Mogadishu: The Capital That Now Issues ‘Security Visas’ to Its Own States

WDM EDITORIAL

Sunday’s farce at Aden Adde International Airport—where the Federal Government denied landing rights to delegations from Puntland and Jubaland citing a “serious threat to national security” posed by their security contingents—did not merely disrupt travel; it exposed a constitutional absurdity so stark that satire almost feels redundant. Almost.

When public trust evaporates, Somalia’s federal bargain collapses into its raw mechanics. Yet, when leaders invited for unity talks are blocked because their approved security detail (30 uniformed, 10 plainclothes) is deemed a “heavily armed contingent” arriving without coordination, federal logic is replaced by gatekeeping. The center, unable to secure the nation from Al-Shabaab, now desperately secures the airport from its own partners. The message was simple and insulting: Mogadishu no longer belongs to Somalia; it belongs to those who control the gate.

Welcome to Villa Somalia International Border Control.
This is not security; this is sovereignty theater. A presidency that lectures about unity, while suspending parliament after clashes over centralizing constitutional amendments, practices administrative secession. Puntland and Jubaland were treated not as constitutional partners, but as foreign missions arriving without clearance—their protests that the decision “endangered” their staff held up to the glass by security operatives performing loyalty tests.

In a functioning federation, the capital is neutral ground. In today’s Somalia, it behaves like a besieged city-state, rationing access to power through airport turnstiles. The irony is lethal: the runway has become the constitution; the security checkpoint, the Supreme Court.

Let us be blunt. If Federal Member States need revocable “clearance” to land in Mogadishu, then Mogadishu has seceded from Somalia in practice, if not in name.

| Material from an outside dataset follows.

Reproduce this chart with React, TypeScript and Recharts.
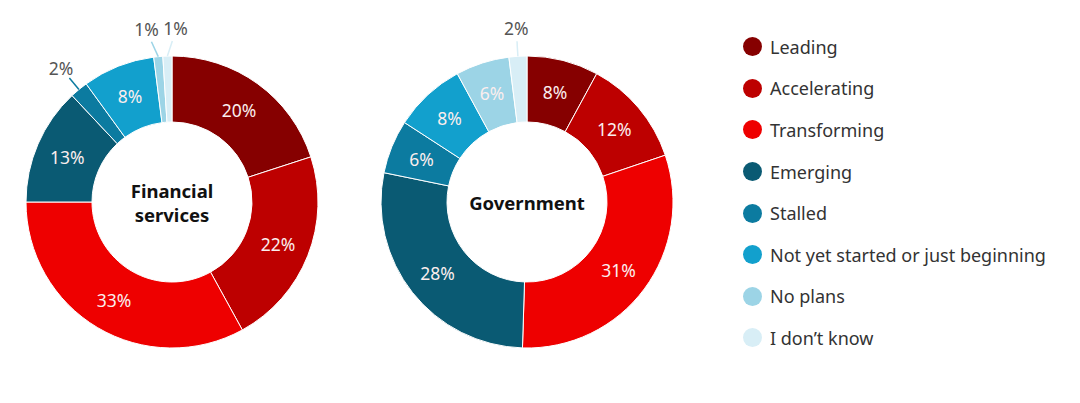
import { Label, Legend, Pie, PieChart, Cell } from 'recharts';

const CATEGORIES = [
  'Leading',
  'Accelerating',
  'Transforming',
  'Emerging',
  'Stalled',
  'Not yet started or just beginning',
  'No plans',
  'I don’t know',
];

const COLORS = ['#860000', '#bd0000', '#ee0000', '#0a5a73', '#0c7ba0', '#12a0cd', '#9cd4e6', '#d8eef6'];

const FINANCIAL = [20, 22, 33, 13, 2, 8, 1, 1];
const GOVERNMENT = [8, 12, 31, 28, 6, 8, 6, 2];

const FONT = '"Noto Sans", "Open Sans", sans-serif';
const RAD = Math.PI / 180;

const FIN_CX = 172;
const GOV_CX = 527;
const PIE_CY = 202;

const toRows = (values: number[]) => CATEGORIES.map((name, i) => ({ name, value: values[i] }));

const financialData = toRows(FINANCIAL);
const governmentData = toRows(GOVERNMENT);

// labels inside the ring; tiny slices get a leader line and sit outside
function makeLabel(values: number[]) {
  return (props: any) => {
    const { cx, cy, midAngle, innerRadius, outerRadius, index, value } = props;
    const small = (v: number | undefined) => v !== undefined && v <= 2;
    const cos = Math.cos(-midAngle * RAD);
    const sin = Math.sin(-midAngle * RAD);
    if (!small(value)) {
      const r = (innerRadius + outerRadius) / 2 + 1;
      return (
        <text
          x={cx + r * cos}
          y={cy + r * sin}
          fill="#fbeeee"
          fontSize={17.5}
          fontFamily={FONT}
          textAnchor="middle"
          dominantBaseline="central"
        >
          {value}%
        </text>
      );
    }
    let nudge = 0;
    if (small(values[index + 1])) nudge = -9;
    else if (index > 0 && small(values[index - 1])) nudge = 9;
    const x0 = cx + outerRadius * cos;
    const y0 = cy + outerRadius * sin;
    const x1 = cx + (outerRadius + 15) * cos + nudge * 0.6;
    const y1 = cy + (outerRadius + 15) * sin;
    const lx = cx + (outerRadius + 28) * cos + nudge;
    const ly = cy + (outerRadius + 28) * sin;
    return (
      <g>
        <line x1={x0} y1={y0} x2={x1} y2={y1} stroke={COLORS[index]} strokeWidth={1.5} />
        <text
          x={lx}
          y={ly}
          fill="#555"
          fontSize={17.5}
          fontFamily={FONT}
          textAnchor="middle"
          dominantBaseline="central"
        >
          {value}%
        </text>
      </g>
    );
  };
}

function CenterTitle({ cx, cy, lines }: { cx: number; cy: number; lines: string[] }) {
  const lh = 24;
  const top = cy - ((lines.length - 1) * lh) / 2;
  return (
    <g fontFamily={FONT} fontWeight={700} fontSize={18.5} fill="#111">
      {lines.map((l, i) => (
        <text key={l} x={cx} y={top + i * lh} textAnchor="middle" dominantBaseline="central">
          {l}
        </text>
      ))}
    </g>
  );
}

function LegendList() {
  return (
    <div style={{ fontFamily: FONT }}>
      {CATEGORIES.map((c, i) => (
        <div key={c} style={{ display: 'flex', alignItems: 'center', height: 41.6 }}>
          <span
            style={{
              width: 19,
              height: 19,
              borderRadius: '50%',
              background: COLORS[i],
              display: 'inline-block',
              marginRight: 8,
              flexShrink: 0,
            }}
          />
          <span style={{ fontSize: 18, color: '#333', whiteSpace: 'nowrap' }}>{c}</span>
        </div>
      ))}
    </div>
  );
}

export default function App() {
  return (
    <div style={{ position: 'absolute', left: 0, top: 0, width: 1080, height: 403, background: '#fff' }}>
      <PieChart width={1080} height={403} margin={{ top: 0, right: 0, bottom: 0, left: 0 }}>
        <Pie
          data={financialData}
          dataKey="value"
          nameKey="name"
          cx={FIN_CX}
          cy={PIE_CY}
          innerRadius={80}
          outerRadius={146}
          startAngle={90}
          endAngle={-270}
          stroke="#fff"
          strokeWidth={1}
          label={makeLabel(FINANCIAL)}
          labelLine={false}
          isAnimationActive={false}
        >
          {financialData.map((d, i) => (
            <Cell key={d.name} fill={COLORS[i]} />
          ))}
          <Label
            position="center"
            content={() => <CenterTitle cx={FIN_CX} cy={PIE_CY} lines={['Financial', 'services']} />}
          />
        </Pie>
        <Pie
          data={governmentData}
          dataKey="value"
          nameKey="name"
          cx={GOV_CX}
          cy={PIE_CY}
          innerRadius={80}
          outerRadius={146}
          startAngle={90}
          endAngle={-270}
          stroke="#fff"
          strokeWidth={1}
          label={makeLabel(GOVERNMENT)}
          labelLine={false}
          isAnimationActive={false}
        >
          {governmentData.map((d, i) => (
            <Cell key={d.name} fill={COLORS[i]} />
          ))}
          <Label position="center" content={() => <CenterTitle cx={GOV_CX} cy={PIE_CY} lines={['Government']} />} />
        </Pie>
        <Legend
          layout="vertical"
          verticalAlign="top"
          align="right"
          content={() => <LegendList />}
          wrapperStyle={{ left: 743, top: 26, width: 330 }}
        />
      </PieChart>
    </div>
  );
}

It has declared itself the property of an incumbency—guarded, gated, and weaponized against dissent.

And what does this teach the public? That federalism is conditional. That partnership is revocable. That the capital is a reward for obedience, not a right of belonging. This lesson arrives not in isolation, but amidst a pattern where the “shared house” is under renovation by one tenant.

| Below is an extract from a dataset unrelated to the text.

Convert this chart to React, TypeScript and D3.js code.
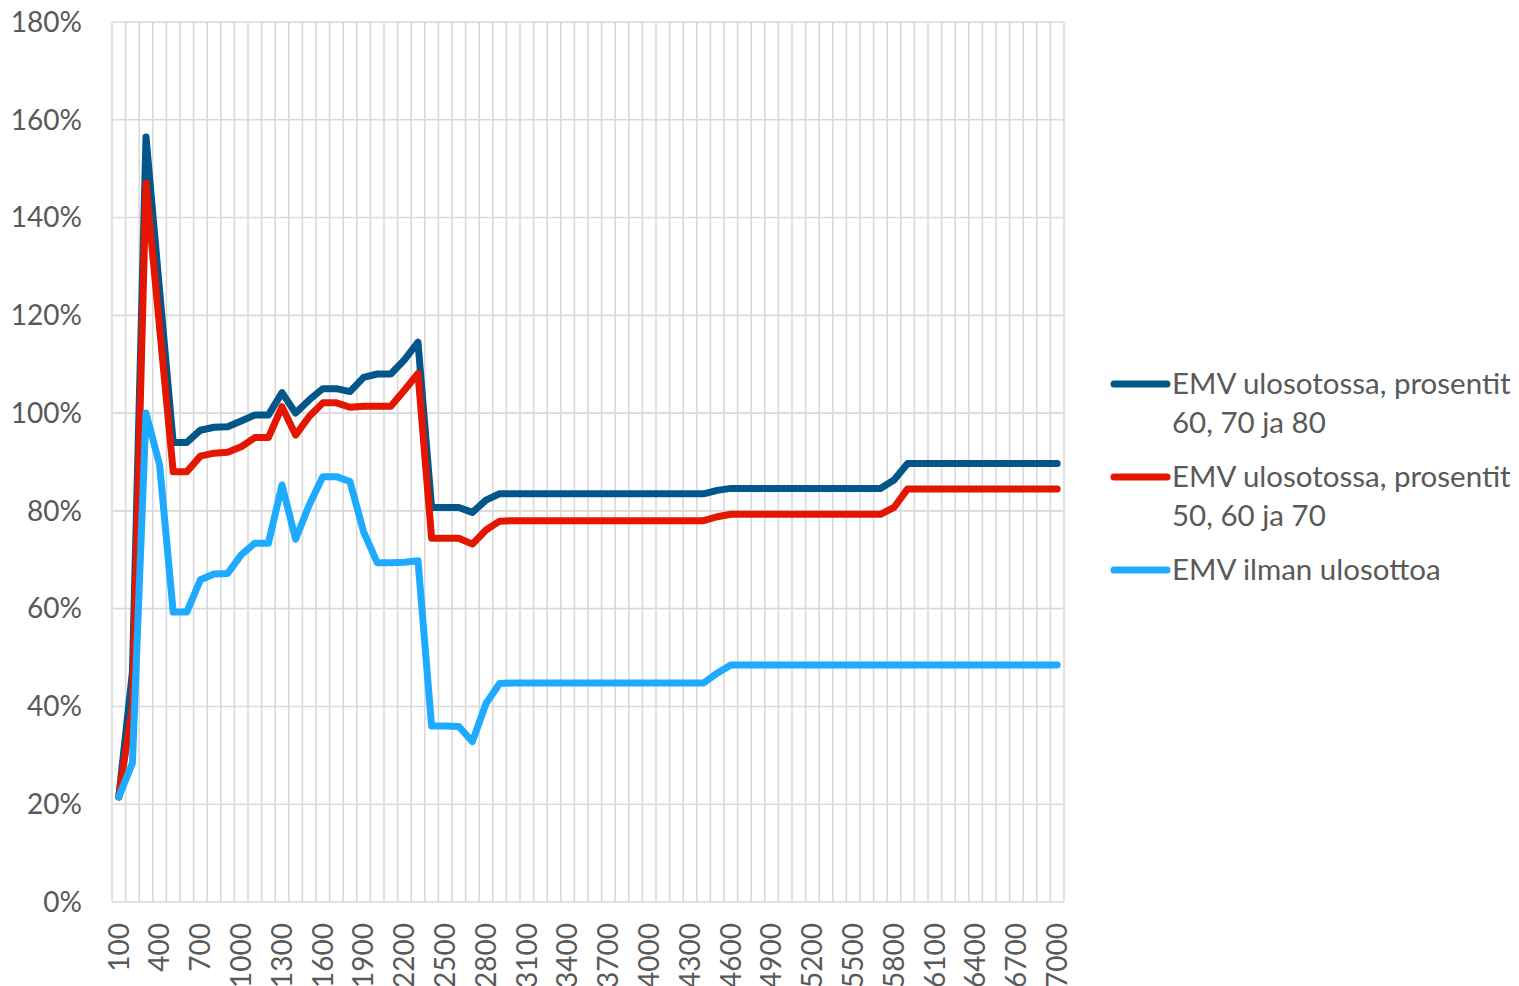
import React from 'react';
import * as d3 from 'd3';

const categories = [
  100, 200, 300, 400, 500, 600, 700, 800, 900, 1000,
  1100, 1200, 1300, 1400, 1500, 1600, 1700, 1800, 1900, 2000,
  2100, 2200, 2300, 2400, 2500, 2600, 2700, 2800, 2900, 3000,
  3100, 3200, 3300, 3400, 3500, 3600, 3700, 3800, 3900, 4000,
  4100, 4200, 4300, 4400, 4500, 4600, 4700, 4800, 4900, 5000,
  5100, 5200, 5300, 5400, 5500, 5600, 5700, 5800, 5900, 6000,
  6100, 6200, 6300, 6400, 6500, 6600, 6700, 6800, 6900, 7000,
];

// percent values
const emv607080 = [
  21.5, 47, 156.5, 125, 94, 94, 96.5, 97.1, 97.2, 98.4,
  99.6, 99.6, 104.2, 100, 102.7, 105, 105, 104.4, 107.3, 108,
  108, 110.9, 114.5, 80.7, 80.7, 80.7, 79.7, 82.2, 83.5, 83.5,
  83.5, 83.5, 83.5, 83.5, 83.5, 83.5, 83.5, 83.5, 83.5, 83.5,
  83.5, 83.5, 83.5, 83.5, 84.2, 84.6, 84.6, 84.6, 84.6, 84.6,
  84.6, 84.6, 84.6, 84.6, 84.6, 84.6, 84.6, 86.3, 89.7, 89.7,
  89.7, 89.7, 89.7, 89.7, 89.7, 89.7, 89.7, 89.7, 89.7, 89.7,
];

const emv506070 = [
  21.5, 40, 147, 117.5, 88, 88, 91.2, 91.8, 92, 93.1,
  95, 95, 101.3, 95.5, 99.3, 102.1, 102.1, 101.2, 101.4, 101.4,
  101.4, 104.7, 108.1, 74.4, 74.4, 74.4, 73.2, 76.1, 77.9, 78,
  78, 78, 78, 78, 78, 78, 78, 78, 78, 78,
  78, 78, 78, 78, 78.8, 79.3, 79.3, 79.3, 79.3, 79.3,
  79.3, 79.3, 79.3, 79.3, 79.3, 79.3, 79.3, 80.7, 84.5, 84.5,
  84.5, 84.5, 84.5, 84.5, 84.5, 84.5, 84.5, 84.5, 84.5, 84.5,
];

const emvIlman = [
  21.5, 28.4, 100, 89.4, 59.3, 59.3, 65.9, 67.1, 67.2, 71,
  73.4, 73.4, 85.3, 74.2, 81.2, 87, 87, 86, 75.7, 69.4,
  69.4, 69.5, 69.8, 36, 36, 35.9, 32.8, 40.6, 44.7, 44.8,
  44.8, 44.8, 44.8, 44.8, 44.8, 44.8, 44.8, 44.8, 44.8, 44.8,
  44.8, 44.8, 44.8, 44.8, 46.8, 48.5, 48.5, 48.5, 48.5, 48.5,
  48.5, 48.5, 48.5, 48.5, 48.5, 48.5, 48.5, 48.5, 48.5, 48.5,
  48.5, 48.5, 48.5, 48.5, 48.5, 48.5, 48.5, 48.5, 48.5, 48.5,
];

const yTicks = [0, 20, 40, 60, 80, 100, 120, 140, 160, 180];

const series = [
  { name: ['EMV ulosotossa, prosentit', '60, 70 ja 80'], values: emv607080, color: '#02568a' },
  { name: ['EMV ulosotossa, prosentit', '50, 60 ja 70'], values: emv506070, color: '#e41600' },
  { name: ['EMV ilman ulosottoa'], values: emvIlman, color: '#1eabff' },
];

const W = 1519;
const H = 986;
const left = 112;
const right = 1064;
const top = 22;
const bottom = 902;
const font = 'Lato, "Open Sans", sans-serif';
const textColor = '#595959';
const gridColor = '#d9d9d9';

export default function App() {
  const x = d3.scaleBand<number>().domain(categories).range([left, right]);
  const y = d3.scaleLinear().domain([0, 180]).range([bottom, top]);
  const cx = (c: number) => (x(c) ?? 0) + x.bandwidth() / 2;

  const line = d3
    .line<number>()
    .x((_, i) => cx(categories[i]))
    .y((d) => y(d));

  const bounds = categories.map((c) => x(c) ?? 0).concat([right]);

  return (
    <div style={{ position: 'absolute', left: 0, top: 0 }}>
      <svg width={W} height={H} style={{ display: 'block', background: '#fff' }}>
        {/* gridlines */}
        {bounds.map((b, i) => (
          <line key={'v' + i} x1={b} x2={b} y1={top} y2={bottom} stroke={gridColor} strokeWidth={1.6} />
        ))}
        {yTicks.map((t) => (
          <line key={'h' + t} x1={left} x2={right} y1={y(t)} y2={y(t)} stroke={gridColor} strokeWidth={1.6} />
        ))}

        {/* y labels */}
        {yTicks.map((t) => (
          <text
            key={'yl' + t}
            x={82}
            y={y(t)}
            dy="0.35em"
            textAnchor="end"
            fontFamily={font}
            fontSize={28}
            fill={textColor}
          >
            {t + '%'}
          </text>
        ))}

        {/* x labels */}
        {categories
          .filter((_, i) => i % 3 === 0)
          .map((c) => (
            <text
              key={'xl' + c}
              transform={`translate(${cx(c)},923) rotate(-90)`}
              dy="0.35em"
              textAnchor="end"
              fontFamily={font}
              fontSize={28}
              fill={textColor}
            >
              {c}
            </text>
          ))}

        {/* lines */}
        {series.map((s) => (
          <path
            key={s.color}
            d={line(s.values) ?? ''}
            fill="none"
            stroke={s.color}
            strokeWidth={7}
            strokeLinejoin="round"
            strokeLinecap="round"
          />
        ))}

        {/* legend */}
        {series.map((s, i) => {
          const ly = 384 + i * 93;
          return (
            <g key={'lg' + i}>
              <line x1={1114} x2={1167} y1={ly} y2={ly} stroke={s.color} strokeWidth={7} strokeLinecap="round" />
              <text x={1172} y={ly} fontFamily={font} fontSize={29.5} fill={textColor}>
                {s.name.map((n, j) => (
                  <tspan key={j} x={1172} dy={j === 0 ? '0.35em' : 39}>
                    {n}
                  </tspan>
                ))}
              </text>
            </g>
          );
        })}
      </svg>
    </div>
  );
}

History will record this moment not as a security incident, but as a constitutional humiliation. A day when the center confessed its weakness by acting like a jealous province. A day when the airport replaced parliament as the arena of politics.

Somalia does not need more checkpoints. It needs a center confident enough to be open, and a federation brave enough to be honest. It needs protocols built on trust, not tarmacs ruled by suspicion. Until then, expect more “security visas” at the gate—and fewer reasons to call Mogadishu a national capital at all.